By Hira A. Malik
June 12, 2025
Air travel is often dubbed the safest mode of transportation. Yet, when tragedies strike, they do so with a force that shocks the global conscience and ignites deep questions about accountability, technology, and the fragility of human error.
The recent Air India disaster, which claimed the lives of at least 200 people near Ahmedabad, is a devastating reminder that despite our technological advancements, the skies remain perilous under certain conditions. One survivor, hundreds dead, and another chapter added to the long, grim ledger of aviation catastrophes.
The last decade has been marred by some of the most fatal air crashes in recent memory — each one unique in cause but unified in consequence: immeasurable human loss.
In 2025, the U.S. experienced a horrifying collision when an American Airlines regional jet struck a US Army Black Hawk helicopter near Washington, plunging into the icy Potomac River. Over 60 lives were lost, adding to a growing list of tragedies on American soil.
South Korea suffered its worst-ever aviation disaster in December 2024 when Jeju Air’s international flight 7C2216 crashed at Muan International Airport, killing 179 people. That same month, Kazakhstan became the unintended landing site of Azerbaijan Airlines flight J2-8243 — allegedly downed by errant gunfire from across the Russian border.
Japan’s runway disaster in early 2024, involving a commercial plane and a Coast Guard aircraft, could have turned far worse had all 379 passengers not escaped the burning airliner. Still, five lives were lost — a stark reminder of the split-second decisions that determine life and death in aviation.
Even as recent as 2022, China experienced its deadliest crash in decades when a China Eastern Airlines jet slammed into a mountain, killing all 132 aboard.
For many Pakistanis, the PIA crash of May 2020 remains a fresh wound. The plane, bound for Karachi from Lahore, attempted landing multiple times before plummeting into a residential area. Ninety-seven lives were lost, and despite two miraculous survivors, the incident exposed deeply rooted issues in Pakistan’s aviation oversight and crisis response.
Some tragedies, like the downing of Ukraine International Airlines Flight PS752 in Iran, were chillingly avoidable — the result of military error rather than mechanical failure or pilot misjudgment. In that 2020 incident, 176 lives were extinguished due to a misaligned radar and poor communication.
And who can forget the infamous crashes that grounded Boeing’s 737 MAX fleet — Ethiopia in 2019, Indonesia in 2018 — or the still-unsolved mystery of Malaysia Airlines Flight MH370, whose disappearance in 2014 continues to baffle investigators and torment families.
The sheer scale and diversity of these disasters — from mechanical failure and human error to geopolitical violence — are sobering.
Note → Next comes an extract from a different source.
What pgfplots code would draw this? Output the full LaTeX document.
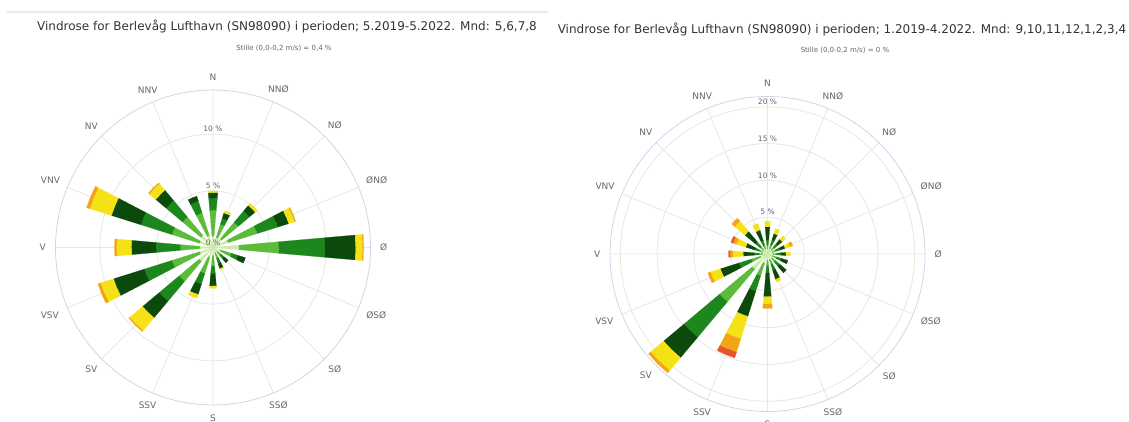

These aren’t just statistics; they are lives ended in a moment, families devastated, and communities left reeling.
So, the question arises: Why do these crashes keep happening?
Despite massive improvements in aircraft design, stricter regulations, and AI-assisted navigation, the truth remains that air safety is still at the mercy of flawed human systems, geopolitics, aging fleets, and reactive — rather than proactive — oversight.
Yes, progress has been made. But as long as aircraft are used in war zones, airlines cut corners, or authorities ignore early warnings, these tragedies will recur.
The aviation industry owes it to the victims of these disasters — and the millions who fly every day — to move from reaction to prevention, from complacency to accountability.
Because in the end, it’s not just about air safety. It’s about valuing human life above all else.